On the Potomac River, catfish landings last year were 608,874 pounds, for the first time surpassing striped bass, which totaled 594,561 pounds, according to data from the Potomac River Fisheries Commission. As recently as 2008, blue catfish landings on the river were just 166,000 pounds.
In Maryland, where the blue catfish is a relatively new invader, catches last year were 159,002 pounds, according to the state Department of Natural Resources. That was dwarfed by the commercial striped bass catch of 1.8 million pounds, and is actually down from 237,757 pounds in 2013.
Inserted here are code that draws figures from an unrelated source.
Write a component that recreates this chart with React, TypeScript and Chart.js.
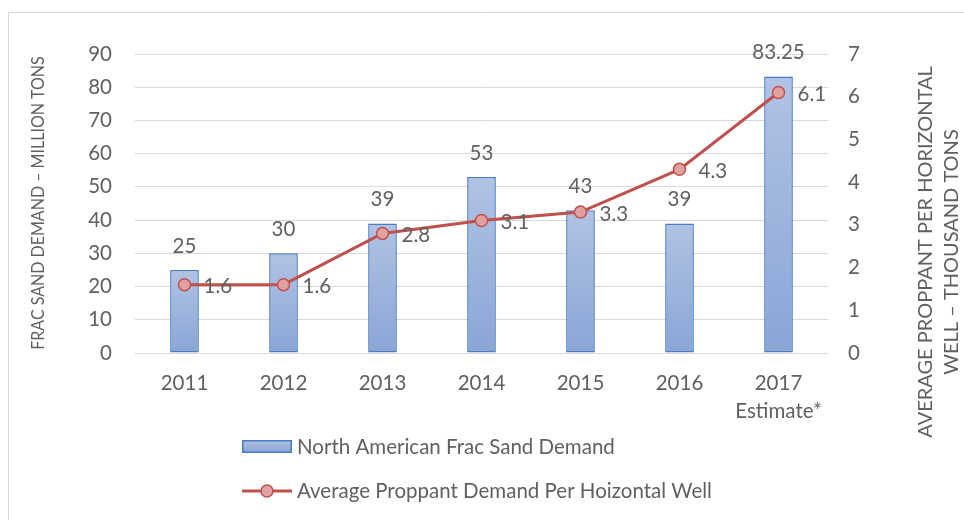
import React, { useEffect, useRef } from "react";
import { Chart, registerables } from "chart.js";

Chart.register(...registerables);

const categories: (string | string[])[] = ["2011", "2012", "2013", "2014", "2015", "2016", ["2017", "Estimate*"]];
const sandDemand = [25, 30, 39, 53, 43, 39, 83.25];
const proppantPerWell = [1.6, 1.6, 2.8, 3.1, 3.3, 4.3, 6.1];
const barLabel = "North American Frac Sand Demand";
const lineLabel = "Average Proppant Demand Per Hoizontal Well";
const leftTitle = "FRAC SAND DEMAND \u2013 MILLION TONS";
const rightTitleLines = ["AVERAGE PROPPANT PER HORIZONTAL", "WELL \u2013 THOUSAND TONS"];

const FONT = "Lato, 'Open Sans', sans-serif";
const FS = 20.5;
const TEXT = "#606060";
const BAR_TOP = "#b1c3e4";
const BAR_BOT = "#8aa5d6";
const BAR_BORDER = "#4a7cc2";
const LINE = "#c0504d";
const POINT_FILL = "#e0a2a1";
const GRID = "#d9d9d9";

const decor = {
  id: "decor",
  beforeDraw(chart: any) {
    const c = chart.ctx;
    c.save();
    c.strokeStyle = GRID;
    c.lineWidth = 1;
    c.beginPath();
    c.moveTo(8.5, chart.height);
    c.lineTo(8.5, 12.5);
    c.lineTo(chart.width, 12.5);
    c.stroke();
    c.restore();
  },
  afterDatasetsDraw(chart: any) {
    const c = chart.ctx;
    c.save();
    c.font = `${FS}px ${FONT}`;
    c.fillStyle = TEXT;
    c.textBaseline = "middle";
    const barMeta = chart.getDatasetMeta(1);
    c.textAlign = "center";
    barMeta.data.forEach((el: any, i: number) => {
      c.fillText(String(sandDemand[i]), el.x, el.y - 24);
    });
    const lineMeta = chart.getDatasetMeta(0);
    c.textAlign = "left";
    lineMeta.data.forEach((el: any, i: number) => {
      c.fillText(proppantPerWell[i].toFixed(1), el.x + 19, el.y + 2);
    });
    c.restore();
  },
  afterDraw(chart: any) {
    const c = chart.ctx;
    c.save();
    c.fillStyle = TEXT;
    c.textBaseline = "middle";
    c.textAlign = "center";
    // left title
    c.save();
    c.font = `18px ${FONT}`;
    c.translate(38, 203);
    c.rotate(-Math.PI / 2);
    c.scale(0.89, 1);
    c.fillText(leftTitle, 0, 0);
    c.restore();
    // right title
    c.save();
    c.font = `20px ${FONT}`;
    c.translate(926, 252);
    c.rotate(-Math.PI / 2);
    c.fillText(rightTitleLines[0], 0, 0);
    c.fillText(rightTitleLines[1], 0, 26);
    c.restore();
    // legend
    c.font = `${FS}px ${FONT}`;
    const lx = 242;
    const ly1 = 446;
    const ly2 = 491;
    const g = c.createLinearGradient(0, ly1 - 6, 0, ly1 + 6);
    g.addColorStop(0, BAR_TOP);
    g.addColorStop(1, BAR_BOT);
    c.fillStyle = g;
    c.fillRect(lx, ly1 - 6, 50, 13);
    c.strokeStyle = BAR_BORDER;
    c.lineWidth = 1.5;
    c.strokeRect(lx + 0.75, ly1 - 5.25, 48.5, 11.5);
    c.strokeStyle = LINE;
    c.lineWidth = 3;
    c.beginPath();
    c.moveTo(lx, ly2);
    c.lineTo(lx + 50, ly2);
    c.stroke();
    c.beginPath();
    c.arc(lx + 25, ly2, 6, 0, Math.PI * 2);
    c.fillStyle = POINT_FILL;
    c.fill();
    c.lineWidth = 1.5;
    c.stroke();
    c.fillStyle = TEXT;
    c.textAlign = "left";
    c.fillText(barLabel, lx + 55, ly1 + 1);
    c.fillText(lineLabel, lx + 55, ly2);
    c.restore();
  },
};

export default function App() {
  const ref = useRef<HTMLCanvasElement | null>(null);
  useEffect(() => {
    if (!ref.current) return;
    const chart = new Chart(ref.current, {
      type: "bar",
      data: {
        labels: categories,
        datasets: [
          {
            type: "line",
            label: lineLabel,
            data: proppantPerWell,
            yAxisID: "y1",
            borderColor: LINE,
            borderWidth: 3,
            pointRadius: 6,
            pointBackgroundColor: POINT_FILL,
            pointBorderColor: LINE,
            pointBorderWidth: 1.5,
            tension: 0,
            order: 0,
          } as any,
          {
            type: "bar",
            label: barLabel,
            data: sandDemand,
            yAxisID: "y",
            borderColor: BAR_BORDER,
            borderWidth: 1.5,
            borderSkipped: false,
            barPercentage: 0.29,
            categoryPercentage: 1,
            order: 1,
            backgroundColor: (ctx: any) => {
              const chart = ctx.chart;
              const y = chart.scales && chart.scales.y;
              if (!y || !chart.chartArea || ctx.raw == null) return BAR_BOT;
              const top = y.getPixelForValue(ctx.raw);
              const base = y.getPixelForValue(0);
              const g = chart.ctx.createLinearGradient(0, top, 0, base);
              g.addColorStop(0, BAR_TOP);
              g.addColorStop(1, BAR_BOT);
              return g;
            },
          } as any,
        ],
      },
      options: {
        responsive: false,
        animation: false,
        layout: { padding: { left: 0, top: 54, right: 76, bottom: 87 } },
        plugins: {
          legend: { display: false },
          tooltip: { enabled: false },
        },
        scales: {
          x: {
            offset: true,
            grid: { display: false, drawTicks: false },
            border: { display: false },
            ticks: {
              color: TEXT,
              font: { family: FONT, size: FS, lineHeight: 1.37 },
              padding: 16,
              maxRotation: 0,
              autoSkip: false,
            },
            afterFit: (s: any) => {
              s.height = 80;
            },
          },
          y: {
            position: "left",
            min: 0,
            max: 90,
            grid: { color: GRID, lineWidth: 1, drawTicks: false },
            border: { display: false },
            ticks: {
              stepSize: 10,
              color: TEXT,
              font: { family: FONT, size: FS },
              padding: 23,
            },
            afterFit: (s: any) => {
              s.width = 135;
            },
          },
          y1: {
            position: "right",
            min: 0,
            max: 7,
            grid: { display: false, drawTicks: false },
            border: { display: false },
            ticks: {
              stepSize: 1,
              color: TEXT,
              font: { family: FONT, size: FS },
              padding: 20,
            },
            afterFit: (s: any) => {
              s.width = 60;
            },
          },
        },
      },
      plugins: [decor],
    });
    return () => chart.destroy();
  }, []);
  return (
    <div style={{ position: "fixed", left: 0, top: 0, width: 964, height: 520, overflow: "hidden" }}>
      <canvas ref={ref} width={964} height={520} style={{ display: "block" }} />
    </div>
  );
}
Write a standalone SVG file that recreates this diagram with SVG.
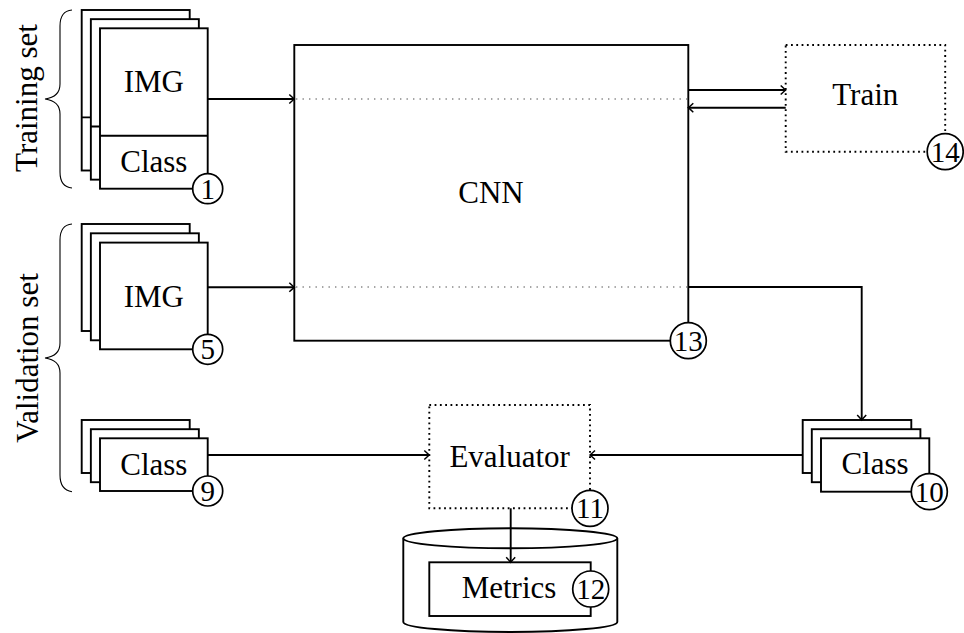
<svg xmlns="http://www.w3.org/2000/svg" width="964" height="633" viewBox="0 0 964 633">
  <defs>
    <style>
      .box { fill: #fff; stroke: #000; stroke-width: 1.9; }
      .dotbox { fill: #fff; stroke: #000; stroke-width: 1.9; stroke-dasharray: 1.8 3.5; }
      .guide { fill: none; stroke: #888; stroke-width: 1.4; stroke-dasharray: 1.4 5.1; }
      .line { fill: none; stroke: #000; stroke-width: 1.9; }
      .brace { fill: none; stroke: #000; stroke-width: 1.1; }
      .conn { fill: none; stroke: #000; stroke-width: 1.9; marker-end: url(#tip); }
      .num { fill: #fff; stroke: #000; stroke-width: 1.7; }
      text { font-family: "Liberation Serif", "DejaVu Serif", serif; font-size: 31px; fill: #000; text-anchor: middle; }
      text.n { font-size: 29px; }
    </style>
    <marker id="tip" markerUnits="userSpaceOnUse" markerWidth="10" markerHeight="10" orient="auto" refX="0" refY="0" overflow="visible">
      <path d="M-5,-4.5 Q-1.5,-1.2 0,0 Q-1.5,1.2 -5,4.5" fill="none" stroke="#000" stroke-width="1.5"/>
    </marker>
  </defs>

  <!-- group labels with braces -->
  <g id="training-set">
    <path class="brace" d="M72,10 Q60,11 60,26 V84 Q60,97 45,99 Q60,101 60,114 V172 Q60,187 72,188"/>
    <text transform="translate(37,98) rotate(-90)">Training set</text>
  </g>
  <g id="validation-set">
    <path class="brace" d="M72,224 Q60,225 60,240 V343 Q60,356 45,358 Q60,360 60,373 V475 Q60,490 72,491.7"/>
    <text transform="translate(38,358) rotate(-90)">Validation set</text>
  </g>

  <!-- training images with classes -->
  <g id="n1">
    <rect class="box" x="81.7" y="10" width="108" height="160.5"/>
    <line class="line" x1="81.7" y1="117.4" x2="189.7" y2="117.4"/>
    <rect class="box" x="90.85" y="19.15" width="108" height="160.5"/>
    <line class="line" x1="90.85" y1="126.55" x2="198.85" y2="126.55"/>
    <rect class="box" x="100" y="28.3" width="107.7" height="160.4"/>
    <line class="line" x1="100" y1="135.7" x2="207.7" y2="135.7"/>
    <text x="153.8" y="92.3">IMG</text>
    <text x="153.8" y="172">Class</text>
    <circle class="num" cx="207.7" cy="188.7" r="15"/>
    <text class="n" x="207.7" y="198.5">1</text>
  </g>

  <!-- validation images -->
  <g id="n5">
    <rect class="box" x="81.7" y="224" width="108" height="107"/>
    <rect class="box" x="90.85" y="233.3" width="108" height="107"/>
    <rect class="box" x="100" y="242.6" width="107.7" height="106.7"/>
    <text x="153.8" y="306.7">IMG</text>
    <circle class="num" cx="207.7" cy="349.3" r="15"/>
    <text class="n" x="207.7" y="359.1">5</text>
  </g>

  <!-- validation classes -->
  <g id="n9">
    <rect class="box" x="81.7" y="420" width="108" height="53"/>
    <rect class="box" x="90.85" y="429.2" width="108" height="53"/>
    <rect class="box" x="100" y="438.3" width="107.7" height="52.7"/>
    <text x="153.8" y="475">Class</text>
    <circle class="num" cx="207.7" cy="491" r="15"/>
    <text class="n" x="207.7" y="500.8">9</text>
  </g>

  <!-- network -->
  <g id="n13">
    <rect class="box" x="294.3" y="45" width="394" height="295.7"/>
    <line class="guide" x1="296" y1="99" x2="687" y2="99"/>
    <line class="guide" x1="296" y1="287" x2="687" y2="287"/>
    <text x="491" y="203.3">CNN</text>
    <circle class="num" cx="688.3" cy="340.7" r="18"/>
    <text class="n" x="688.3" y="350.5">13</text>
  </g>

  <!-- training procedure -->
  <g id="n14">
    <rect class="dotbox" x="785.7" y="45" width="159.5" height="106.7"/>
    <text x="865.3" y="105">Train</text>
    <circle class="num" cx="945.2" cy="151.7" r="18"/>
    <text class="n" x="945.2" y="161.5">14</text>
  </g>

  <!-- predicted classes -->
  <g id="n10">
    <rect class="box" x="802.7" y="420" width="108.6" height="53"/>
    <rect class="box" x="811.8" y="429.2" width="108.6" height="53"/>
    <rect class="box" x="821" y="438.3" width="108.3" height="53.4"/>
    <text x="875" y="474">Class</text>
    <circle class="num" cx="929.3" cy="491.7" r="18"/>
    <text class="n" x="929.3" y="501.5">10</text>
  </g>

  <!-- evaluator -->
  <g id="n11">
    <rect class="dotbox" x="429.3" y="405" width="160.7" height="103.3"/>
    <text x="509.7" y="467.3">Evaluator</text>
    <circle class="num" cx="590" cy="508.3" r="18"/>
    <text class="n" x="590" y="518.1">11</text>
  </g>

  <!-- metrics store -->
  <g id="n12">
    <path class="box" d="M403.3,538.3 V622 A107,10 0 0 0 617.3,622 V538.3"/>
    <ellipse class="box" cx="510.3" cy="538.3" rx="107" ry="10"/>
    <rect class="box" x="429.3" y="562.3" width="161.4" height="53.7"/>
    <text x="509" y="598.3">Metrics</text>
    <circle class="num" cx="590.7" cy="589" r="18"/>
    <text class="n" x="590.7" y="598.8">12</text>
  </g>

  <!-- connectors -->
  <g id="connectors">
    <line class="conn" x1="207.7" y1="99" x2="294.3" y2="99"/>
    <line class="conn" x1="207.7" y1="287.3" x2="294.3" y2="287.3"/>
    <line class="conn" x1="688.3" y1="90" x2="785.7" y2="90"/>
    <line class="conn" x1="785.7" y1="107.7" x2="688.3" y2="107.7"/>
    <path class="conn" d="M688.3,287 H861.7 V420"/>
    <line class="conn" x1="207.7" y1="455" x2="429.3" y2="455"/>
    <line class="conn" x1="802.7" y1="455" x2="590" y2="455"/>
    <line class="conn" x1="510.7" y1="508.3" x2="510.7" y2="562.3"/>
  </g>
</svg>
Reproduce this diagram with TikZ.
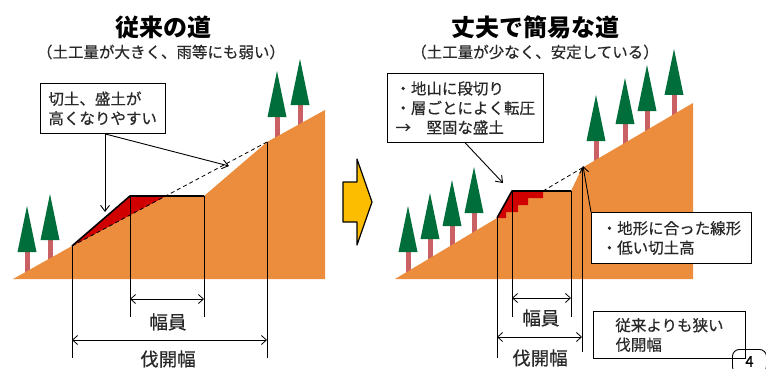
\documentclass[tikz,border=0pt]{standalone}
\usepackage{fontspec}
\newfontfamily\jp{Noto Sans CJK JP}
\newfontfamily\jpm[FakeBold=0.5]{Noto Sans CJK JP}
\usepackage{xcolor}
\usepackage{tikz}
\usetikzlibrary{arrows.meta}
\usetikzlibrary{calc}

\definecolor{tierra}{RGB}{236,141,62}
\definecolor{relleno}{RGB}{208,0,0}
\definecolor{copa}{RGB}{0,110,58}
\definecolor{tronco}{RGB}{200,96,100}
\definecolor{flecha}{RGB}{252,188,0}
\definecolor{texto}{RGB}{40,40,40}

\begin{document}
\begin{tikzpicture}[
        x=1pt, y=-1pt,
        font=\jpm,
        ground/.style={fill=tierra},
        fillsoil/.style={fill=relleno},
        road/.style={line width=1.6pt, line join=round},
        orig/.style={dash pattern=on 4pt off 3pt, line width=0.8pt},
        ext/.style={line width=0.8pt},
        dim/.style={{Straight Barb[length=5pt,width=9pt]}-{Straight Barb[length=5pt,width=9pt]}, line width=0.8pt},
        pointer/.style={-{Straight Barb[length=6pt,width=9pt]}, line width=0.9pt},
        callout/.style={draw, line width=0.9pt, fill=white, align=left, anchor=north west, text=texto,
                        inner xsep=8pt, font=\jpm\fontsize{15.5}{19.5}\selectfont},
        title/.style={font=\jp\bfseries\fontsize{24}{26}\selectfont},
        subtitle/.style={text=texto, font=\jpm\fontsize{15.5}{18}\selectfont},
        dimlabel/.style={text=texto, font=\jpm\fontsize{18.5}{20}\selectfont},
        trunk/.style={fill=tronco},
        crown/.style={fill=copa}
    ]
        \useasboundingbox (0,0) rectangle (766,369);

        % --- Camino tradicional (izquierda) ---
        \node[title] (t1) at (163,27) {従来の道};
        \node[subtitle] (s1) at (161,52) {（土工量が大きく、雨等にも弱い）};

        % Arboles
        \foreach \x/\y in {27/271, 50/259, 277/136, 300/124} {
            \fill[trunk] (\x-2.5,\y+4) rectangle (\x+2.5,\y-20);
            \fill[crown] (\x-9.5,\y-19) -- (\x,\y-65) -- (\x+9.5,\y-19) -- cycle;
        }

        % Terreno y corte
        \coordinate (A0) at (13,279);  % pie de la ladera
        \coordinate (A1) at (72,246);  % pie del terraplen
        \coordinate (A2) at (130,196); % borde exterior
        \coordinate (A3) at (204,196); % borde interior
        \coordinate (A4) at (267,142); % cabeza del desmonte
        \coordinate (A5) at (325,110);
        \coordinate (A6) at (325,279);
        \coordinate (A7) at (166,196); % cruce con el terreno original
        \fill[ground] (A0) -- (A1) -- (A2) -- (A3) -- (A4) -- (A5) -- (A6) -- cycle;
        \fill[fillsoil] (A1) -- (A2) -- (A7) -- cycle;
        \draw[orig] (A1) -- (A4);
        \draw[road] (A1) -- (A2) -- (A3);

        % Cotas
        \draw[ext] (A1) -- ++(0,112);
        \draw[ext] (A2) -- ++(0,121);
        \draw[ext] (A3) -- ++(0,121);
        \draw[ext] (A4) -- ++(0,216);
        \coordinate (w1a) at (130,299);
        \coordinate (w1b) at (204,299);
        \coordinate (b1a) at (72,340);
        \coordinate (b1b) at (267,340);
        \draw[dim] (w1a) -- (w1b);
        \draw[dim] (b1a) -- (b1b);
        \node[dimlabel] (lw1) at (168,322) {幅員};
        \node[dimlabel] (lb1) at (168,359) {伐開幅};

        % Nota
        \node[callout, minimum width=113pt, minimum height=50pt] (c1) at (40,83) {切土、盛土が\\高くなりやすい};
        \coordinate (p1) at (105,212);
        \coordinate (p2) at (229,166);
        \draw[pointer] (p1 |- c1.south) -- (p1);
        \draw[pointer] (p1 |- c1.south) -- (p2);

        % --- Flecha central ---
        \filldraw[fill=flecha, line width=1.2pt, line join=round]
            (343,182) -- (357,182) -- (357,159) -- (372,202) -- (357,245) -- (357,222) -- (343,222) -- cycle;

        % --- Camino robusto y sencillo (derecha) ---
        \node[title] (t2) at (535,27) {丈夫で簡易な道};
        \node[subtitle] (s2) at (535,52) {（土工量が少なく、安定している）};

        % Arboles
        \foreach \x/\y in {408/271, 430/258, 452/245, 474/232, 596/160, 625/143, 647/130, 674/114} {
            \fill[trunk] (\x-2.5,\y+4) rectangle (\x+2.5,\y-20);
            \fill[crown] (\x-9.5,\y-19) -- (\x,\y-65) -- (\x+9.5,\y-19) -- cycle;
        }

        % Terreno y corte
        \coordinate (B0) at (395,279);
        \coordinate (B1) at (497,218);
        \coordinate (B2) at (512,191);
        \coordinate (B3) at (571,191);
        \coordinate (B4) at (582,168);
        \coordinate (B5) at (693,103);
        \coordinate (B6) at (693,279);
        \coordinate (B7) at (543,191);
        \fill[ground] (B0) -- (B1) -- (B2) -- (B3) -- (B4) -- (B5) -- (B6) -- cycle;
        % terraplen con escalones
        \fill[fillsoil] (B1) -- (B2) -- (B7) -- (543,198) -- (528,198) -- (528,205)
            -- (518,205) -- (518,212) -- (506,212) -- (506,218) -- cycle;
        \draw[orig] (B7) -- (B4);
        \draw[road] (B1) -- (B2) -- (B3);

        % Cotas
        \draw[ext] (B1) -- ++(0,140);
        \draw[ext] (B2) -- ++(0,126);
        \draw[ext] (B3) -- ++(0,126);
        \draw[ext] (B4) -- ++(0,184);
        \coordinate (w2a) at (512,298);
        \coordinate (w2b) at (571,298);
        \coordinate (b2a) at (497,337);
        \coordinate (b2b) at (582,337);
        \draw[dim] (w2a) -- (w2b);
        \draw[dim] (b2a) -- (b2b);
        \node[dimlabel] (lw2) at (541,318) {幅員};
        \node[dimlabel] (lb2) at (540,358) {伐開幅};

        % Notas
        \node[callout, minimum width=155pt, minimum height=69pt] (c2) at (387,73) {・地山に段切り\\・層ごとによく転圧\\→　堅固な盛土};
        \node[callout, minimum width=160pt, minimum height=51pt] (c3) at (591,212) {・地形に合った線形\\・低い切土高};
        \node[callout, minimum width=152pt, minimum height=47pt] (c4) at (593,311) {従来よりも狭い\\伐開幅};
        \coordinate (p3) at (503,183);
        \coordinate (p4) at (583,166);
        \draw[pointer] (c2.south) -- (p3);
        \draw[pointer] (c3.north west) -- (p4);

        % Numero de pagina
        \node[draw, line width=0.9pt, rounded corners=7pt, anchor=north west, minimum width=34pt,
              minimum height=24pt, inner ysep=3pt, font=\jpm\fontsize{15}{16}\selectfont] (pg) at (732,349) {4};

    \end{tikzpicture}
\end{document}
But Vogt said, “the reason we suggested the fishery in the first place wasn’t solely for economic gain. It was to have some sort of ecological benefit.” Whether the increasing catches are reducing catfish pressure on other species is unknown. “We are not doing anything to quantify whether we are having that benefit,” Vogt said, adding that there might be a need for additional studies to determine the actual level of blue catfish reduction necessary to reduce predation pressure on crabs and other species.
Martin Gary, executive director of the Potomac River Fisheries Commission, said the fact that blue catfish have become a profitable commodity for fishermen and a desirable product for chefs, wholesalers and retailers was a “silver lining” for an otherwise troublesome situation.
“But I’m still concerned,” he said. “Do we know enough about what… an ever increasing population of blue catfish is doing?”
“The uncertainty about what the ecological implications are, that is the wildcard that really bothers us.”
But for some fishermen, the blue catfish has been a boon. While species like blue crabs and striped bass have faced increasing catch restrictions, there’s no limits for blue catfish — and no concerns about the invader being overfished.
“There’s no way, without dropping a nuclear bomb and destroying everything in the river that you’re ever going to get rid of them,” Rice said. “They’re here to stay. Thank goodness they’re good to eat. Can you imagine if they weren’t? They would take over the whole river in no time. They’re already trying to.”